La doncella permanecía en el umbral de la puerta del pequeño cuartito secreto, compungida y desolada por haber sido, sin saberlo, cómplice necesaria de la muerte de su señora. Con los ojos inundados otra vez de lágrimas, se acordó entonces de un detalle:

—Toma. Creo que esto te pertenece —dijo, sacando de un bolsillo de su enorme delantal envolvente, la llave de maestría que Francisco le había regalado a la condesa—. La llevaba siempre oculta bajo el corpiño, atada con una cinta de raso. Yo se la quité cuando la vi muerta, para que ni el médico ni el conde la descubrieran…

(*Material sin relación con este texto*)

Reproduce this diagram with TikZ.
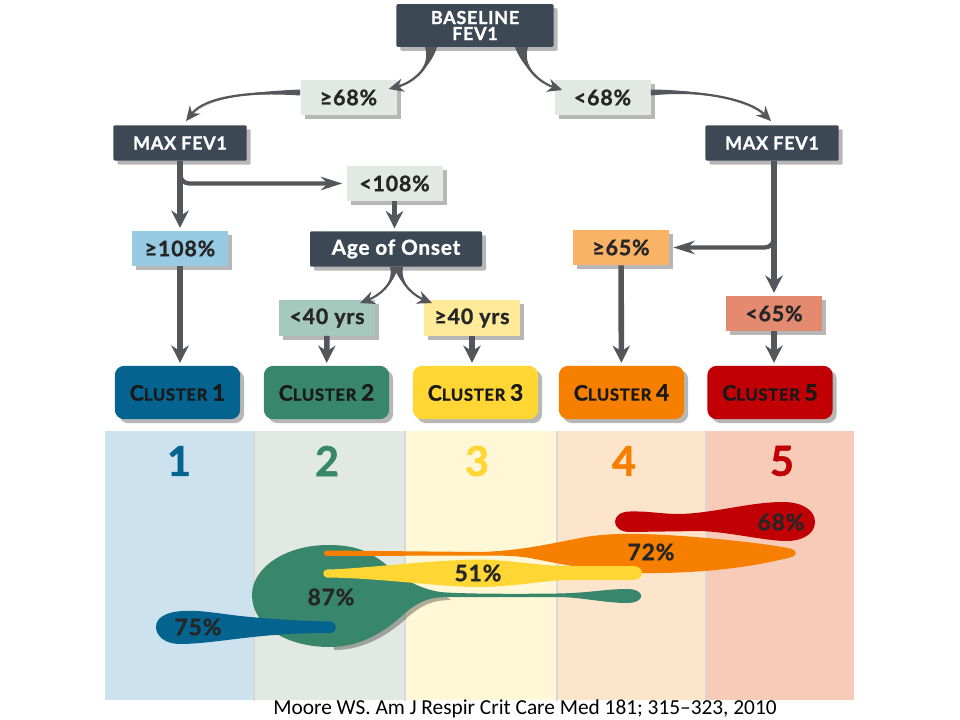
\documentclass[tikz,border=0pt]{standalone}
\usepackage{fontspec}
\setmainfont{Lato}[LetterSpace=4,BoldFeatures={FakeBold=1.2}]
\newfontfamily\citefont{Carlito}
\usetikzlibrary{arrows.meta,calc,shadows}
\definecolor{darkbox}{HTML}{3D4855}
\definecolor{palebox}{HTML}{E1E9E2}
\definecolor{edgegray}{HTML}{55565C}
\definecolor{clusA}{HTML}{04648F}
\definecolor{clusB}{HTML}{38866B}
\definecolor{clusC}{HTML}{FFD633}
\definecolor{clusD}{HTML}{F77F00}
\definecolor{clusE}{HTML}{C00005}
\definecolor{panelA}{HTML}{CCE3EF}
\definecolor{panelE}{HTML}{F8CBB8}
\begin{document}
\begin{tikzpicture}[x=0.75pt,y=-0.75pt]
    \newcommand{\clusterName}[1]{{\fontsize{16}{16}\selectfont C}LUSTER {\fontsize{17}{17}\selectfont #1}}
    \newcommand{\taperEdge}[5]{
      \fill[edgegray] #1 .. controls #3 and #4 .. #5 .. controls #4 and #3 .. #2 -- cycle;
      \draw[cedge] ($#1!.5!#2$) .. controls #3 and #4 .. #5;
    }
    
    \tikzstyle{dedge} = [line width=4.2pt,-{Stealth[length=13pt,width=13pt]},draw=edgegray,shorten >=2pt]
    \tikzstyle{hedge} = [line width=3.2pt,-{Stealth[length=16pt,width=10pt]},draw=edgegray,shorten >=3pt,rounded corners=7pt]
    \tikzstyle{cedge} = [line width=1.6pt,-{Stealth[length=11pt,width=10pt]},draw=edgegray]
    
    \tikzstyle{boxshadow} = [drop shadow={shadow xshift=3pt,shadow yshift=-3pt,opacity=.4,fill=black!70}]
    \tikzstyle{flowbox} = [
      rectangle,
      anchor=center,
      boxshadow,
      inner sep=0pt,
      minimum width=72pt,
      minimum height=26.5pt,
      text=black!85,
      font=\bfseries\fontsize{16}{18}\selectfont,
    ]
    \tikzstyle{darkflow} = [flowbox,fill=darkbox,text=white,rounded corners=1pt,font=\bfseries\fontsize{13.5}{14}\selectfont]
    \tikzstyle{clusterbox} = [flowbox,rounded corners=7pt,minimum width=94pt,minimum height=40pt,font=\bfseries\fontsize{12.5}{14}\selectfont,text=black!90]
    \tikzstyle{panel} = [draw=none,inner sep=0pt,minimum height=201.75pt,anchor=north west]
    \tikzstyle{panelnum} = [inner sep=0pt,font=\bfseries\fontsize{31}{31}\selectfont]
    \tikzstyle{blob} = [inner sep=0pt,text=black!85,font=\bfseries\fontsize{17}{19}\selectfont]
    
    \useasboundingbox (0,0) rectangle (960,720);
    
    % bottom panels
    \node[panel,fill=panelA,minimum width=111.75pt] (p1) at (105,431) {};
    \node[panel,fill=palebox,minimum width=113.25pt] (p2) at (254,431) {};
    \node[panel,fill=clusC!20!white,minimum width=114pt] (p3) at (405,431) {};
    \node[panel,fill=clusD!20!white,minimum width=111.75pt] (p4) at (557,431) {};
    \node[panel,fill=panelE,minimum width=111pt] (p5) at (706,431) {};
    \draw[black!15,line width=.8pt] (p2.north west)--(p2.south west);
    \draw[black!15,line width=.8pt] (p3.north west)--(p3.south west);
    \draw[black!15,line width=.8pt] (p4.north west)--(p4.south west);
    \draw[black!15,line width=.8pt] (p5.north west)--(p5.south west);
    
    \node[panelnum,text=clusA] (n1) at (179,461) {1};
    \node[panelnum,text=clusB] (n2) at (327,461) {2};
    \node[panelnum,text=clusC] (n3) at (477,461) {3};
    \node[panelnum,text=clusD] (n4) at (624,461) {4};
    \node[panelnum,text=clusE] (n5) at (782,461) {5};
    
    % cluster shapes
    \fill[black,opacity=.3] (332,548) .. controls (354,548) and (369,552) .. (384,563) .. controls (399,574) and (414,590) .. (444,595) -- (451,600) .. controls (429,600) and (419,608) .. (409,616) .. controls (389,635) and (364,650) .. (334,650) -- cycle;
    \fill[clusB] (328,545) .. controls (350,545) and (365,549) .. (380,560) .. controls (395,571) and (410,587) .. (440,592) .. controls (460,594) and (520,594) .. (557,593.5) .. controls (590,593) and (605,589) .. (627,589) .. controls (646,589) and (646,603) .. (627,603) .. controls (605,603) and (580,597) .. (557,597) -- (447,597) .. controls (425,597) and (415,605) .. (405,613) .. controls (385,632) and (360,647) .. (330,647) .. controls (285,647) and (252,625) .. (252,595) .. controls (252,568) and (285,545) .. (328,545) -- cycle;
    \fill[clusD] (327,550.5) -- (480,552) .. controls (515,551) and (540,546) .. (580,538) .. controls (610,532) and (650,533) .. (707,538) .. controls (740,541) and (775,545) .. (792,549) .. controls (797,551) and (797,555) .. (792,557) .. controls (760,565) and (720,572) .. (660,573) .. controls (610,574) and (570,566) .. (530,558) .. controls (515,555.5) and (500,555.5) .. (480,555.5) -- (327,556) .. controls (323,556) and (323,550.5) .. (327,550.5) -- cycle;
    \fill[clusC] (327,569.5) .. controls (360,569) and (430,560) .. (480,559.5) .. controls (510,560) and (540,566) .. (567,566) -- (633,566) .. controls (645,566) and (645,580) .. (633,580) -- (567,580) .. controls (540,581) and (510,587) .. (480,587) .. controls (440,587) and (380,578) .. (327,577.5) .. controls (322,577) and (322,570) .. (327,569.5) -- cycle;
    \fill[clusA] (330,621.5) .. controls (300,621) and (270,619) .. (240,616) .. controls (215,613) and (200,610) .. (183,611) .. controls (165,612) and (156,618) .. (156,627) .. controls (156,636) and (165,644) .. (180,644) .. controls (200,644) and (225,640) .. (253,637) .. controls (280,634) and (305,633) .. (330,633) .. controls (338,633) and (338,621.5) .. (330,621.5) -- cycle;
    \fill[clusE] (630,511.5) .. controls (650,511) and (660,514) .. (680,514) .. controls (715,513) and (750,502) .. (783,502) .. controls (802,502) and (815,510) .. (815,522) .. controls (815,534) and (802,541) .. (787,541) .. controls (765,541) and (730,532) .. (700,531) -- (630,532) .. controls (610,532) and (610,511.5) .. (630,511.5) -- cycle;
    
    \node[blob] (v1) at (198,627) {75\%};
    \node[blob] (v2) at (331,597) {87\%};
    \node[blob] (v3) at (478,573) {51\%};
    \node[blob] (v4) at (651,552) {72\%};
    \node[blob] (v5) at (781,522) {68\%};
    
    % flow boxes
    \node[darkflow,minimum width=118pt,minimum height=32pt,align=center] (baseline) at (475,25.5) {BASELINE\\[-2pt]FEV1};
    \node[flowbox,fill=palebox] (ge68) at (348.5,97.5) {≥68\%};
    \node[flowbox,fill=palebox] (lt68) at (602.5,97.5) {<68\%};
    \node[darkflow,minimum width=100pt] (maxl) at (180,143) {MAX FEV1};
    \node[darkflow,minimum width=100pt] (maxr) at (772,143) {MAX FEV1};
    \node[flowbox,fill=palebox] (lt108) at (394.5,183.5) {<108\%};
    \node[flowbox,fill={rgb,255:red,151;green,202;blue,227}] (ge108) at (180,248.5) {≥108\%};
    \node[darkflow,minimum width=129pt,font=\bfseries\fontsize{15.5}{17}\selectfont] (age) at (396,249) {Age of Onset};
    \node[flowbox,fill=clusB!45!white] (lt40) at (327,318) {<40 yrs};
    \node[flowbox,fill=clusC!50!white] (ge40) at (472,318) {≥40 yrs};
    \node[flowbox,fill=clusD!60!white] (ge65) at (621,247.5) {≥65\%};
    \node[flowbox,fill={rgb,255:red,228;green,138;blue,112}] (lt65) at (774,313.5) {<65\%};
    
    \node[clusterbox,fill=clusA] (c1) at (177.5,392.5) {\clusterName{1}};
    \node[clusterbox,fill=clusB] (c2) at (326.5,392.5) {\clusterName{2}};
    \node[clusterbox,fill=clusC] (c3) at (475.5,392.5) {\clusterName{3}};
    \node[clusterbox,fill=clusD] (c4) at (621.5,392.5) {\clusterName{4}};
    \node[clusterbox,fill=clusE] (c5) at (770,392.5) {\clusterName{5}};
    
    % connectors
    \taperEdge{($(baseline.south)+(-50,0)$)}{($(baseline.south)+(-38,0)$)}{(431,66)}{(415,82)}{($(ge68.east)+(-8,-8.5)$)}
    \taperEdge{($(baseline.south)+(40,0)$)}{($(baseline.south)+(53,0)$)}{(522,66)}{(538,82)}{($(lt68.west)+(8,-7.5)$)}
    \taperEdge{($(ge68.west)+(0,-8)$)}{($(ge68.west)+(0,-2)$)}{(245,92)}{(205,97)}{($(maxl.north)+(6,-4)$)}
    \taperEdge{($(lt68.east)+(0,-8)$)}{($(lt68.east)+(0,-2)$)}{(705,90)}{(750,100)}{($(maxr.north)+(-1,-4)$)}
    \taperEdge{($(age.south)+(-6,0)$)}{($(age.south)+(2,0)$)}{(394,285)}{(378,296)}{($(lt40.north)+(33,3)$)}
    \taperEdge{($(age.south)+(-2,0)$)}{($(age.south)+(7,0)$)}{(400,285)}{(415,296)}{($(ge40.north)+(-40,3)$)}
    
    \draw[dedge] (maxl)--(ge108);
    \draw[hedge] (maxl.south)|-(lt108.west);
    \draw[dedge] (lt108)--(lt108|-age.north);
    \draw[dedge] (ge108)--(ge108|-c1.north);
    \draw[dedge] (lt40)--(c2);
    \draw[dedge] (ge40)--(ge40|-c3.north);
    \draw[dedge] (ge65)--(c4);
    \draw[dedge] (lt65)--(lt65|-c5.north);
    \draw[dedge] (maxr.south-|lt65)--(lt65.north);
    \draw[hedge] (maxr.south-|lt65)|-(ge65.east);
    
    \node[inner sep=0pt,font=\citefont\fontsize{16}{18}\selectfont] (cite) at (525,709) {Moore WS. Am J Respir Crit Care Med 181; 315–323, 2010};
  \end{tikzpicture}
\end{document}
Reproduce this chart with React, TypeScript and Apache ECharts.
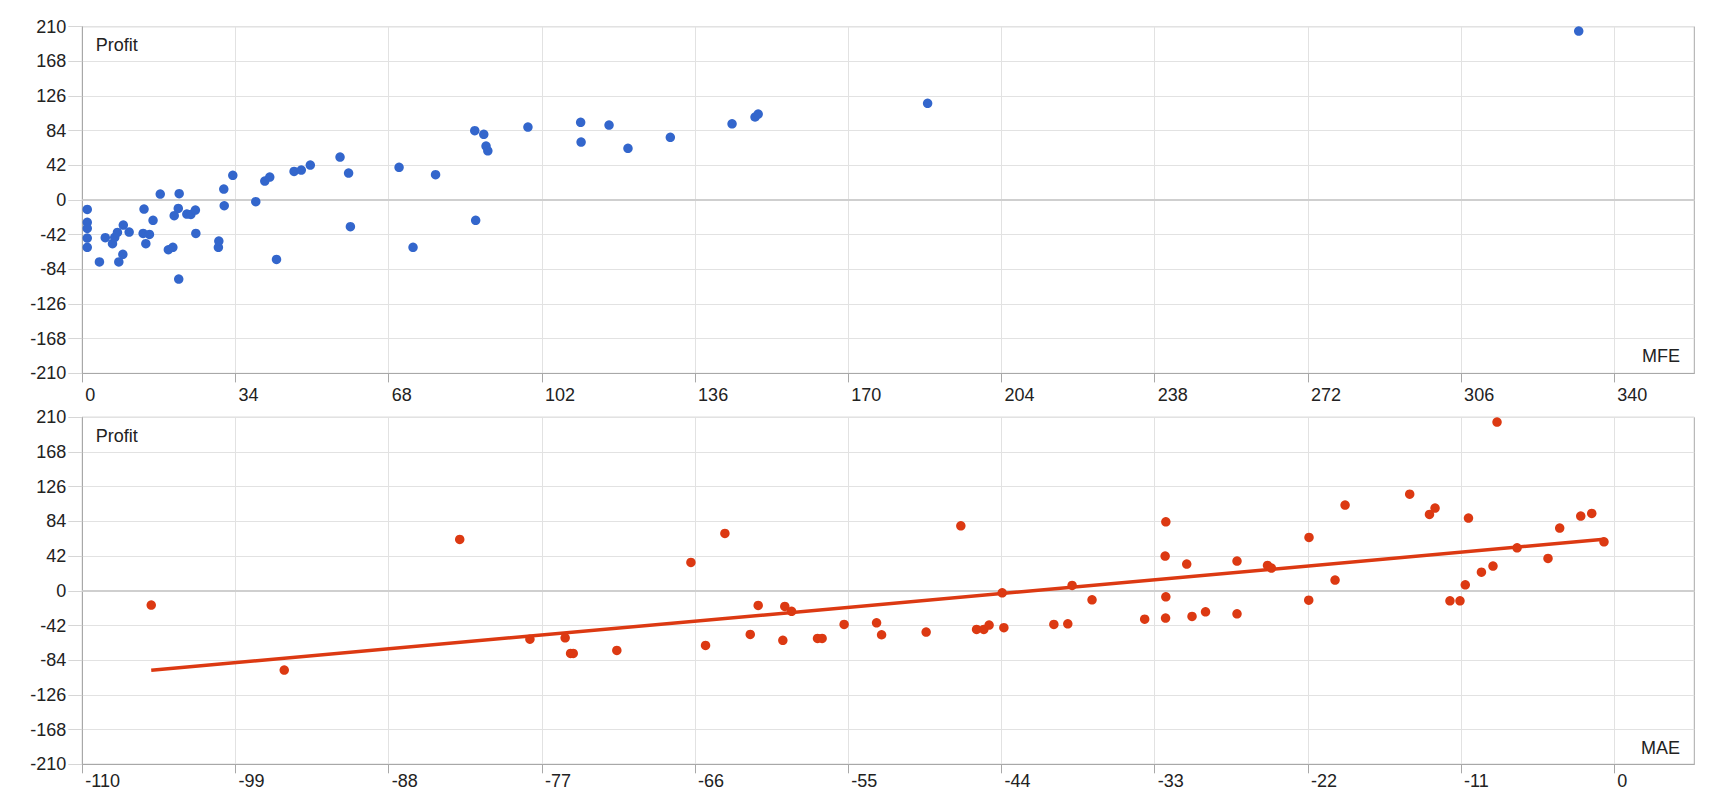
import React, { useEffect, useRef } from "react";
import * as echarts from "echarts";

// ---- Data ----
const mfeValues = [
  1.1, 1.1, 1.1, 1.1, 1.1, 3.8, 5.1, 6.7, 7.2, 7.8, 8.1, 9.0, 9.1, 10.4, 13.7, 13.5,
  14.9, 14.1, 15.7, 17.3, 19.1, 20.1, 20.4, 21.3, 21.5, 21.4, 23.2, 24.1, 25.1, 25.2,
  30.2, 30.3, 31.4, 31.5, 33.4, 38.5, 40.5, 41.6, 43.1, 47.0, 48.6, 50.6, 57.2, 59.1,
  59.5, 70.3, 73.4, 78.4, 87.1, 89.1, 89.6, 90.0, 87.3, 98.9, 110.6, 110.7, 116.9,
  121.1, 130.5, 144.2, 149.3, 150.0, 187.6, 332.1,
];
const mfeProfit = [
  -11.3, -27, -34.3, -46, -57.3, -75, -45.6, -52.9, -45.2, -39.2, -75, -65.8, -30.3,
  -38.8, -10.9, -40.4, -41.6, -52.9, -24.6, 7.3, -60.2, -57.3, -19, -10.1, 7.7, -95.7,
  -17, -17.4, -12.1, -40.4, -57.3, -49.7, 13.3, -6.9, 29.9, -2, 23, 27.9, -71.9, 34.7,
  36.3, 42.4, 52.1, 32.7, -32.3, 39.6, -57.3, 30.7, 84, 79.6, 65.4, 59.7, -24.6, 88.4,
  94.1, 70.3, 90.9, 62.6, 76, 92.4, 100.6, 104.2, 117.2, 204.7,
];

const maeValues = [
  -105.05, -95.5, -82.9, -77.86, -75.33, -74.94, -74.75, -71.62, -66.3, -63.86, -65.25,
  -62.04, -61.47, -59.7, -59.56, -59.07, -57.21, -56.88, -55.3, -52.97, -52.61, -49.41,
  -46.92, -45.79, -45.27, -44.89, -43.95, -43.83, -40.24, -39.24, -38.93, -37.5, -33.72,
  -32.2, -32.25, -32.2, -32.22, -30.7, -30.32, -29.35, -27.09, -27.09, -24.9, -24.62,
  -21.92, -21.94, -20.05, -19.33, -14.69, -13.27, -12.87, -10.47, -11.8, -11.08, -10.7,
  -9.54, -8.71, -8.42, -6.98, -4.76, -3.92, -2.41, -1.62, -0.74,
];
const maeProfit = [
  -17.3, -96, 62.2, -58.5, -56.9, -75.8, -75.8, -72.2, 34.3, 69.5, -66.1, -52.8, -17.7,
  -60, -18.9, -24.9, -57.6, -57.6, -40.7, -38.7, -53.2, -50, 78.7, -46.8, -46.8, -41.5,
  -2.4, -44.7, -40.7, -39.9, 6.5, -10.9, -34.3, 83.5, 42, -7.3, -33, 32.3, -31, -25.4,
  36, -27.8, 30.7, 27.5, 64.6, -11.3, 13, 103.7, 117, 92.5, 100.1, 88, -12.1, -12.1,
  7.3, 22.6, 29.9, 204.2, 52, 39.2, 75.9, 90.4, 93.7, 59.3,
];

const topXTicks = [0, 34, 68, 102, 136, 170, 204, 238, 272, 306, 340];
const bottomXTicks = [-110, -99, -88, -77, -66, -55, -44, -33, -22, -11, 0];
const yTicks = [-210, -168, -126, -84, -42, 0, 42, 84, 126, 168, 210];

const BLUE = "#3366CC";
const RED = "#DC3912";
const FONT = "'Liberation Sans', Arial, sans-serif";
const TEXT = "#222222";
const GRID_C = "#e2e2e2";
const FRAME_C = "#a8a8a8";

function linearFit(xs: number[], ys: number[]) {
  const n = xs.length;
  let mx = 0, my = 0;
  for (let i = 0; i < n; i++) { mx += xs[i]; my += ys[i]; }
  mx /= n; my /= n;
  let sxy = 0, sxx = 0;
  for (let i = 0; i < n; i++) {
    sxy += (xs[i] - mx) * (ys[i] - my);
    sxx += (xs[i] - mx) * (xs[i] - mx);
  }
  const b = sxy / sxx;
  const a = my - b * mx;
  return { a, b };
}

function xAxisCfg(gridIndex: number, min: number, max: number, interval: number, ticks: number[], labelMargin: number) {
  return {
    type: "value",
    gridIndex,
    min,
    max,
    interval,
    axisLine: { show: true, onZero: false, lineStyle: { color: FRAME_C, width: 1 } },
    axisTick: { show: true, length: 9, customValues: ticks, lineStyle: { color: FRAME_C } },
    axisLabel: {
      customValues: ticks,
      align: "left",
      padding: [0, 0, 0, 3],
      margin: labelMargin,
      fontSize: 18,
      fontFamily: FONT,
      color: TEXT,
    },
    splitLine: { show: true, lineStyle: { color: GRID_C, width: 1 } },
  };
}

function yAxisCfg(gridIndex: number) {
  return {
    type: "value",
    gridIndex,
    min: yTicks[0],
    max: yTicks[yTicks.length - 1],
    interval: 42,
    axisLine: { show: true, onZero: false, lineStyle: { color: FRAME_C, width: 1 } },
    axisTick: { show: true, length: 14, inside: false, lineStyle: { color: "#d6d6d6" } },
    axisLabel: {
      margin: 16,
      fontSize: 18,
      fontFamily: FONT,
      color: TEXT,
    },
    splitLine: { show: true, lineStyle: { color: GRID_C, width: 1 } },
  };
}

function zeroLine() {
  return {
    silent: true,
    symbol: "none",
    z: 1,
    label: { show: false },
    lineStyle: { color: "#cfcfcf", width: 2, type: "solid" },
    data: [{ yAxis: 0 }],
  };
}

export default function App() {
  const ref = useRef<HTMLDivElement>(null);

  useEffect(() => {
    document.body.style.margin = "0";
    if (!ref.current) return;
    const chart = echarts.init(ref.current, null, { renderer: "svg" });

    const topData = mfeValues.map((v, i) => [v, mfeProfit[i]]);
    const bottomData = maeValues.map((v, i) => [v, maeProfit[i]]);
    const fit = linearFit(maeValues, maeProfit);
    const xMin = Math.min(...maeValues);
    const xMax = Math.max(...maeValues);
    const trend = [
      [xMin, fit.a + fit.b * xMin],
      [xMax, fit.a + fit.b * xMax],
    ];

    const textStyle = (text: string, x: number, y: number, align: string) => ({
      type: "text",
      x,
      y,
      silent: true,
      z: 10,
      style: {
        text,
        fill: TEXT,
        font: `18px ${FONT}`,
        align,
        verticalAlign: "middle",
      },
    });

    chart.setOption({
      animation: false,
      backgroundColor: "#ffffff",
      grid: [
        { left: 82.3, right: 25.7, top: 26.7, height: 346.7, show: true, borderColor: FRAME_C, borderWidth: 1, backgroundColor: "transparent" },
        { left: 82.3, right: 25.7, top: 417.3, height: 347, show: true, borderColor: FRAME_C, borderWidth: 1, backgroundColor: "transparent" },
      ],
      xAxis: [
        xAxisCfg(0, 0, 357.75, 34, topXTicks, 13),
        xAxisCfg(1, -110, 5.744, 11, bottomXTicks, 8),
      ],
      yAxis: [yAxisCfg(0), yAxisCfg(1)],
      series: [
        {
          type: "scatter",
          xAxisIndex: 0,
          yAxisIndex: 0,
          data: topData,
          symbolSize: 9.5,
          itemStyle: { color: BLUE, opacity: 1 },
          markLine: zeroLine(),
        },
        {
          type: "line",
          xAxisIndex: 1,
          yAxisIndex: 1,
          data: trend,
          symbol: "none",
          lineStyle: { color: RED, width: 3.5 },
          z: 2,
        },
        {
          type: "scatter",
          xAxisIndex: 1,
          yAxisIndex: 1,
          data: bottomData,
          symbolSize: 9.5,
          itemStyle: { color: RED, opacity: 1 },
          markLine: zeroLine(),
          z: 3,
        },
      ],
      graphic: [
        textStyle("Profit", 95.7, 44.5, "left"),
        textStyle("MFE", 1680, 356, "right"),
        textStyle("Profit", 95.7, 435.5, "left"),
        textStyle("MAE", 1680, 747.5, "right"),
      ],
    });

    return () => {
      chart.dispose();
    };
  }, []);

  return <div ref={ref} style={{ width: 1720, height: 800 }} />;
}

El cerrajero la tomó con emoción entre sus manos. La llave parecía bruñida y lustrosa del roce sobre el metal que había procurado la tela de los vestidos de la condesa. Había sido el preciado objeto protagonista de su unión ante el altar mayor de El Escorial, cuando se ataron las manos. Mientras la guardaba él mismo en su chaquetilla, se percató de que sólo el frío deseo de venganza era capaz de mitigar su dolor. Decidió pues actuar en consecuencia y pensar en la batalla definitiva que iba a presentar a sus dos principales enemigos.